Permiso para matar
EL PERMISO extendido por las autoridades israelíes a sus fuerzas de seguridad para disparar contra los terroristas judíos cogidos en flagrante delito viene a facilitar de rebote la notable información de que durante todos estos años el Tsahal -Ejército israelí- había tenido prohibido actuar en esa forma. Así es mucho más fácil entender cómo pudo producirse la matanza del pasado 25 de febrero, en la que un colono, criminal pero no necesariamente loco, segó la vida de varias docenas de palestinos que oraban en la mezquita de Hebrón. Que participaran soldados israelíes no está probado, aunque existen indicios para sospecharlo. Pero, en todo caso, la pasividad de los miembros del Ejército israelí puede calificarse de complicidad. La ilegalización de dos grupos terroristas judíos, ante la evidencia de que bulle la disidencia asesina para hundir un ya malherido proceso de paz, pone de relieve el gran obstáculo que constituyen los 110.000 o más colonos israelíes instalados en los territorios ocupados. Es un paso en el buen sentido, pero deberá completarse con protección internacional para los palestinos mientras se realiza el imprescindible desmantelamiento de estos asentamientos, cuya mera existencia es un grave obstáculo para el proceso de paz.

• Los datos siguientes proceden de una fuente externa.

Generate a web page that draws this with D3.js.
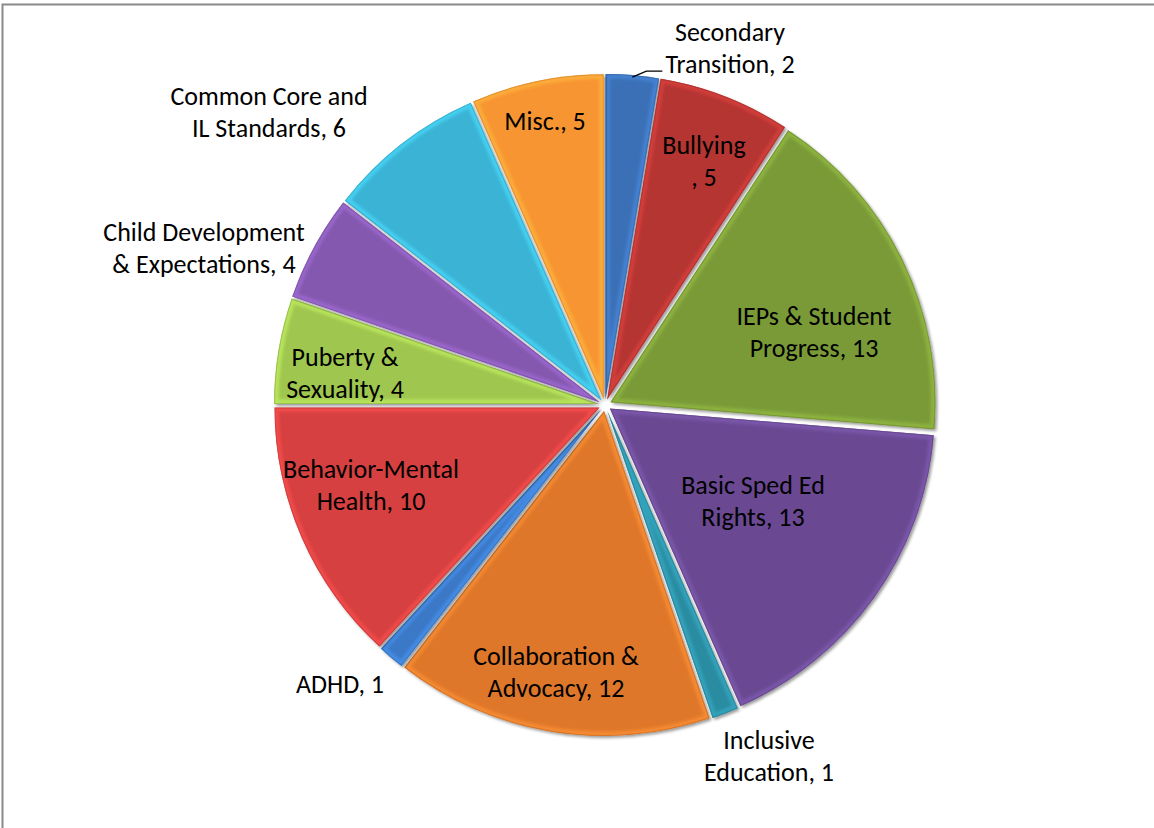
<!DOCTYPE html>
<html>
<head>
<meta charset="utf-8">
<script src="https://cdn.jsdelivr.net/npm/d3@7"></script>
<style>
  html, body { margin: 0; padding: 0; background: #fff; }
  svg { display: block; }
  text { font-family: Carlito, Lato, "Open Sans", sans-serif; font-size: 26px; fill: #000; }
</style>
</head>
<body>
<svg id="chart" width="1154" height="828"></svg>
<script>
// ---- data ----
const categories = [
  "Secondary Transition", "Bullying", "IEPs & Student Progress", "Basic Sped Ed Rights",
  "Inclusive Education", "Collaboration & Advocacy", "ADHD", "Behavior-Mental Health",
  "Puberty & Sexuality", "Child Development & Expectations", "Common Core and IL Standards", "Misc."
];
const values = [2, 5, 13, 13, 1, 12, 1, 10, 4, 4, 6, 5];
const labelLines = [
  ["Secondary", "Transition, 2"],
  ["Bullying", ", 5"],
  ["IEPs & Student", "Progress, 13"],
  ["Basic Sped Ed", "Rights, 13"],
  ["Inclusive", "Education, 1"],
  ["Collaboration &", "Advocacy, 12"],
  ["ADHD, 1"],
  ["Behavior-Mental", "Health, 10"],
  ["Puberty &", "Sexuality, 4"],
  ["Child Development", "& Expectations, 4"],
  ["Common Core and", "IL Standards, 6"],
  ["Misc., 5"]
];
const colors = [
  "#3a70b6", "#b53533", "#7a9a37", "#6a4a92", "#2c8ca1", "#df772a",
  "#3a78c6", "#d63f3f", "#9fc64f", "#8458ae", "#3ab3d5", "#f79532"
];

// ---- layout ----
const W = 1154, H = 828;
const cx = 605, cy = 405, R = 325, explode = 6;
// label centres relative to pie centre (layout only)
const labelPos = [
  [125, -357], [99, -244], [209, -73], [148, 96], [164, 351], [-49, 267],
  [-265, 279], [-234, 80], [-260, -32], [-401, -157], [-336, -293], [-60, -284]
];
const lineGap = 32;

const svg = d3.select("#chart");
const defs = svg.append("defs");

// drop shadow
const sh = defs.append("filter").attr("id", "shadow")
  .attr("x", "-10%").attr("y", "-10%").attr("width", "120%").attr("height", "120%");
sh.append("feGaussianBlur").attr("in", "SourceAlpha").attr("stdDeviation", 1.8).attr("result", "b");
sh.append("feOffset").attr("in", "b").attr("dx", 1.5).attr("dy", 2).attr("result", "o");
sh.append("feComponentTransfer").attr("in", "o").attr("result", "s")
  .append("feFuncA").attr("type", "linear").attr("slope", 0.4);
const mm = sh.append("feMerge");
mm.append("feMergeNode").attr("in", "s");
mm.append("feMergeNode").attr("in", "SourceGraphic");

const soft = defs.append("filter").attr("id", "soft");
soft.append("feGaussianBlur").attr("stdDeviation", 1.6);

// outer frame (right/bottom fall outside the picture)
svg.append("rect").attr("x", 2.5).attr("y", 4.5).attr("width", W + 10).attr("height", H + 10)
  .attr("fill", "none").attr("stroke", "#8a8a8a").attr("stroke-width", 2);

const pie = d3.pie().value(d => d).sort(null).startAngle(0).endAngle(2 * Math.PI);
const arcs = pie(values);
const arc = d3.arc().innerRadius(0).outerRadius(R);

const g = svg.append("g").attr("transform", `translate(${cx},${cy})`);

arcs.forEach((d, i) => {
  const a = (d.startAngle + d.endAngle) / 2;
  const sg = g.append("g")
    .attr("transform", `translate(${Math.sin(a) * explode},${-Math.cos(a) * explode})`);
  const path = arc(d);
  defs.append("clipPath").attr("id", "clip" + i).append("path").attr("d", path);
  sg.append("path").attr("d", path).attr("fill", colors[i]).attr("filter", "url(#shadow)");
  const inner = sg.append("g").attr("clip-path", `url(#clip${i})`);
  // lighter bevel rim
  inner.append("path").attr("d", path).attr("fill", "none")
    .attr("stroke", d3.color(colors[i]).brighter(0.6))
    .attr("stroke-width", 9).attr("stroke-opacity", 0.65)
    .attr("filter", "url(#soft)");
  // darker inner edge line
  inner.append("path").attr("d", path).attr("fill", "none")
    .attr("stroke", d3.color(colors[i]).darker(0.6))
    .attr("stroke-width", 2).attr("stroke-opacity", 0.5);
});

// leader line for Secondary Transition
{
  const d = arcs[0];
  const a = (d.startAngle + d.endAngle) / 2;
  const r0 = R + explode;
  const x0 = Math.sin(a) * r0, y0 = -Math.cos(a) * r0;
  g.append("path")
    .attr("d", `M${x0},${y0 + 2}L${x0 + 14},${y0 - 4}L${x0 + 30},${y0 - 4}`)
    .attr("fill", "none").attr("stroke", "#000").attr("stroke-width", 1.3);
}

// labels
const lg = g.append("g");
labelLines.forEach((lines, i) => {
  const [lx, ly] = labelPos[i];
  const t = lg.append("text").attr("text-anchor", "middle");
  const n = lines.length;
  lines.forEach((s, k) => {
    t.append("tspan").attr("x", lx)
      .attr("y", ly + (k - (n - 1) / 2) * lineGap)
      .attr("dy", "0.35em").text(s);
  });
});
</script>
</body>
</html>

En el acuerdo de Washington de septiembre pasado se dejaron deliberadamente muchas cosas por resolver. Aunque en aquel momento no se expresara claramente que el fin del proceso sólo puede conducir a la creación de una entidad política palestina, así lo entendió la opinión pública mundial.
Es comprensible que Israel no comience hoy mismo una retirada civil y militar cuando queda tanto por acordar, pero lo es menos que el Gobierno de Rabin no piense en alimentar el proceso dando garantías, anunciando planes, estableciendo sistemas -como la incentivación de bajas voluntarias- para la evacuación del colonato, e incluso mucho menos que el Gobierno laborista, que ha dejado de autorizar nuevas colonias en los territorios, siga financiando la ocupación de aquellas que habían sido aprobadas por el Gobierno anterior de los ultras del Likud.

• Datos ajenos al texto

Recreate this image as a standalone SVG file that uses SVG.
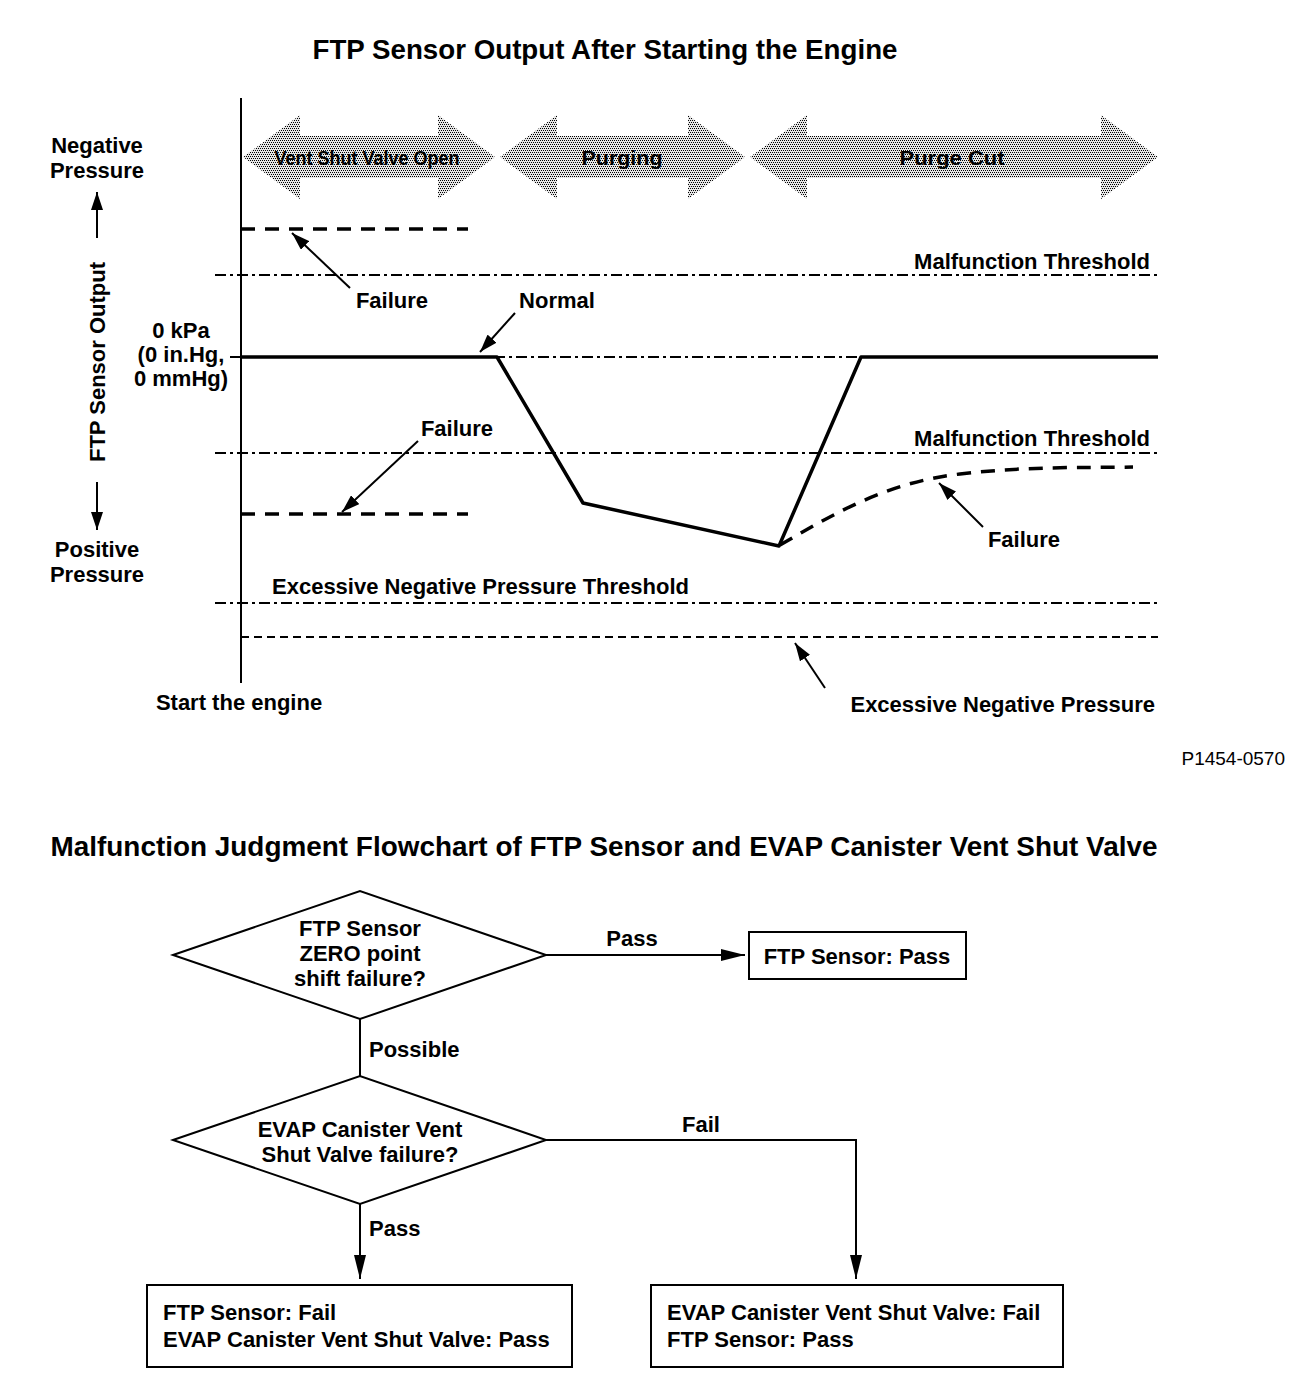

Entre tanto, para que la reanudación de las conversaciones con la OLP tenga algún sentido es necesario que el poder israelí de muestras de que se esfuerza por comportarse como un Estado de derecho tanto para los de dentro como para los de fuera. El grupo israelí B'Tselem, organización defensora de los derechos humanos, da cuenta de que, entre 1988 y 1992, la muerte de 62 palestinos a manos israelíes ha provocado una única condena por asesinato, y que sólo en siete ocasiones durante ese periodo los israelíes implicados vieron sus vidas en peligro.
Si alguna vez ha de ser verdad que el movimiento se demuestra andando es, precisamente, ahora. No basta con que Rabin y el líder palestino, Arafat, avancen en el reparto de responsabilidades en puestos de policía, que arbitren el número de soldados que cuiden de esta u otra seguridad nacional, que amartillen cláusulas de reaseguro para que el barco de la paz siga a flote. Son precisas medidas inmediatas, concretas y eficaces para que el pueblo palestino pueda creer que lo de la paz es más que una charada; y esas decisiones sólo pueden proceder de la parte israelí.

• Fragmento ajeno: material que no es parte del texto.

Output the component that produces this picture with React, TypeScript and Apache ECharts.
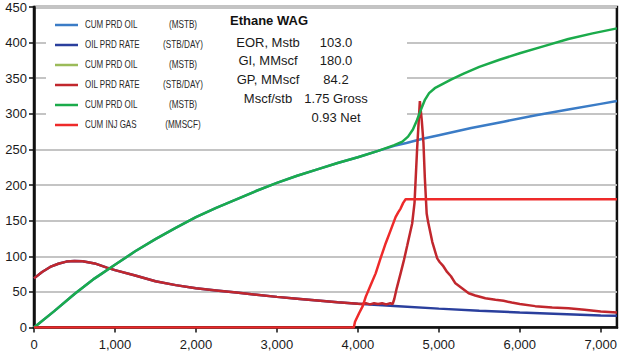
import React, { useEffect, useRef } from "react";
import * as echarts from "echarts";

type Pt = [number, number];

// Base case cumulative oil (MSTB) vs days
const cumOilBase: Pt[] = [
  [0, 0], [250, 23], [500, 47], [750, 69], [1000, 88], [1250, 107], [1500, 124], [1750, 140],
  [2000, 155], [2250, 168], [2500, 180], [2750, 192], [3000, 203], [3250, 213], [3500, 222],
  [3750, 231], [4000, 239], [4250, 248], [4450, 255], [4600, 259], [4800, 265], [5000, 270],
  [5400, 280], [5800, 289], [6200, 298], [6600, 306], [7000, 314], [7200, 318],
];

// Base case oil rate (STB/DAY)
const oilRateBase: Pt[] = [
  [0, 69], [100, 78], [200, 85], [300, 89.5], [400, 92.5], [500, 93.5], [600, 93], [750, 90],
  [900, 84], [1000, 80.5], [1250, 73], [1500, 65], [1750, 59.5], [2000, 55], [2250, 52],
  [2500, 49], [2750, 46], [3000, 43], [3250, 40.5], [3500, 38], [3750, 35.5], [4000, 33.5],
  [4500, 30], [5000, 26.5], [5500, 23.5], [6000, 21], [6500, 19], [7000, 17], [7200, 16.5],
];

// Hidden (overlapped) cumulative oil case
const cumOilAlt: Pt[] = [];

// Ethane WAG oil rate (STB/DAY)
const oilRateWag: Pt[] = [
  [0, 69], [100, 78], [200, 85], [300, 89.5], [400, 92.5], [500, 93.5], [600, 93], [750, 90],
  [900, 84], [1000, 80.5], [1250, 73], [1500, 65], [1750, 59.5], [2000, 55], [2250, 52],
  [2500, 49], [2750, 46], [3000, 43], [3250, 40.5], [3500, 38], [3750, 35.5], [4000, 33.5],
  [4050, 33], [4100, 34], [4150, 32.5], [4200, 34], [4250, 33], [4300, 34], [4350, 32.5],
  [4400, 34], [4430, 33], [4450, 40], [4480, 55], [4528, 76], [4570, 95], [4610, 115],
  [4671, 146], [4700, 175], [4733, 253], [4766, 318], [4790, 290], [4810, 260], [4827, 211],
  [4850, 160], [4868, 148], [4920, 120], [4980, 97], [5010, 92], [5050, 87], [5102, 78],
  [5150, 72], [5205, 62], [5287, 55], [5369, 48], [5450, 45], [5575, 41], [5700, 39],
  [5800, 37.5], [5900, 35], [6000, 33], [6191, 30], [6400, 28], [6601, 27], [6800, 25],
  [7000, 22.5], [7200, 21],
];

// Ethane WAG cumulative oil (MSTB)
const cumOilWag: Pt[] = [
  [0, 0], [250, 23], [500, 47], [750, 69], [1000, 88], [1250, 107], [1500, 124], [1750, 140],
  [2000, 155], [2250, 168], [2500, 180], [2750, 192], [3000, 203], [3250, 213], [3500, 222],
  [3750, 231], [4000, 239], [4250, 248], [4450, 256], [4550, 261], [4620, 268], [4680, 278],
  [4730, 291], [4780, 306], [4830, 320], [4880, 329], [4950, 336], [5050, 342], [5150, 348],
  [5300, 356], [5500, 366], [5750, 376], [6000, 385], [6300, 395], [6600, 405], [6900, 413],
  [7200, 420],
];

// Cumulative injected gas (MMSCF)
const cumInjGas: Pt[] = [
  [0, 0], [3950, 0], [3965, 8], [4015, 20], [4060, 30], [4097, 43], [4160, 60], [4220, 76],
  [4280, 97], [4343, 118], [4400, 135], [4466, 155], [4500, 162], [4528, 167], [4560, 175],
  [4590, 180], [7200, 180],
];

const seriesNames = ["CUM PRD OIL", "OIL PRD RATE", "CUM PRD OIL", "OIL PRD RATE", "CUM PRD OIL", "CUM INJ GAS"];
const seriesUnits = ["(MSTB)", "(STB/DAY)", "(MSTB)", "(STB/DAY)", "(MSTB)", "(MMSCF)"];
const seriesColors = ["#3b7cc6", "#2a3f9d", "#9bbb59", "#c1272d", "#1bab4b", "#ee2a2a"];
const seriesData = [cumOilBase, oilRateBase, cumOilAlt, oilRateWag, cumOilWag, cumInjGas];

const xTicks = [0, 7200, 1000];
const yTicks = [0, 450, 50];

const summaryTitle = "Ethane WAG";
const summaryLabels = ["EOR, Mstb", "GI, MMscf", "GP, MMscf", "Mscf/stb", ""];
const summaryValues = ["103.0", "180.0", "84.2", "1.75 Gross", "0.93 Net"];

const FONT = '"Liberation Sans", Arial, Helvetica, sans-serif';

export default function App() {
  const ref = useRef<HTMLDivElement>(null);

  useEffect(() => {
    if (!ref.current) return;
    const chart = echarts.init(ref.current, undefined, { renderer: "svg" });

    const graphics: any[] = [
      { type: "rect", z: 1, shape: { x: 46, y: 9, width: 361, height: 121 }, style: { fill: "#ffffff" } },
    ];
    seriesNames.forEach((name, i) => {
      const y = 25 + i * 20;
      graphics.push({
        type: "line", z: 5,
        shape: { x1: 55, y1: y, x2: 78, y2: y },
        style: { stroke: seriesColors[i], lineWidth: 2.5 },
      });
      graphics.push({
        type: "text", z: 5, x: 85, y, scaleX: 0.8,
        style: { text: name, fill: "#2a2a2a", font: `10px ${FONT}`, textVerticalAlign: "middle", textAlign: "left" },
      });
      graphics.push({
        type: "text", z: 5, x: 183, y, scaleX: 0.82,
        style: { text: seriesUnits[i], fill: "#2a2a2a", font: `10px ${FONT}`, textVerticalAlign: "middle", textAlign: "center" },
      });
    });
    graphics.push({
      type: "text", z: 5, x: 230, y: 20,
      style: { text: summaryTitle, fill: "#111", font: `bold 13px ${FONT}`, textVerticalAlign: "middle", textAlign: "left" },
    });
    const rowsY = [42, 60.5, 79, 98, 117];
    summaryLabels.forEach((lab, i) => {
      if (lab) {
        graphics.push({
          type: "text", z: 5, x: 268, y: rowsY[i],
          style: { text: lab, fill: "#1a1a1a", font: `13px ${FONT}`, textVerticalAlign: "middle", textAlign: "center" },
        });
      }
      graphics.push({
        type: "text", z: 5, x: 336, y: rowsY[i],
        style: { text: summaryValues[i], fill: "#1a1a1a", font: `13px ${FONT}`, textVerticalAlign: "middle", textAlign: "center" },
      });
    });

    chart.setOption({
      animation: false,
      backgroundColor: "#ffffff",
      grid: {
        left: 34, top: 7, right: 3, bottom: 26.5,
        show: true, borderColor: "#111", borderWidth: 2.5, backgroundColor: "transparent",
      },
      xAxis: {
        type: "value",
        min: xTicks[0], max: xTicks[1], interval: xTicks[2],
        axisLine: { show: true, lineStyle: { color: "#111", width: 2.5 } },
        axisTick: { show: true, length: 5, lineStyle: { color: "#111", width: 1.5 } },
        splitLine: { show: false },
        axisLabel: {
          showMaxLabel: false, margin: 10, color: "#1a1a1a", fontSize: 13, fontFamily: FONT,
          formatter: (v: number) => v.toLocaleString("en-US"),
        },
      },
      yAxis: {
        type: "value",
        min: yTicks[0], max: yTicks[1], interval: yTicks[2],
        axisLine: { show: true, lineStyle: { color: "#111", width: 2.5 } },
        axisTick: { show: true, length: 5, lineStyle: { color: "#111", width: 1.5 } },
        splitLine: { show: true, lineStyle: { color: "#c4c4c4", width: 2 } },
        axisLabel: { margin: 7, color: "#1a1a1a", fontSize: 13, fontFamily: FONT },
      },
      graphic: graphics,
      series: seriesData.map((d, i) => ({
        name: seriesNames[i],
        type: "line",
        data: d,
        symbol: "none",
        showSymbol: false,
        color: seriesColors[i],
        lineStyle: { color: seriesColors[i], width: 2.5 },
        z: 2 + i * 0.1,
      })),
    });

    return () => chart.dispose();
  }, []);

  return (
    <div
      ref={ref}
      style={{ position: "fixed", left: 0, top: 0, width: 620, height: 354, background: "#fff" }}
    />
  );
}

Si Tel Aviv sigue teniendo interés en que el líder de la OLP -hoy no exactamente el más extremista de los palestinos- siga conduciendo a su pueblo hacia la cohabitación con Israel, habría que pensar en echarle alguna vez un cable. La renuncia a la distinción entre terroristas propios y ajenos es un paso adelante, aunque llegue con varias generaciones de retraso, pero también es el principio del principio. Es a Israel a quien le toca jugar ahora si de verdad quiere que la opinión pública internacional se tome en serio eso de que persigue una paz justa en la zona.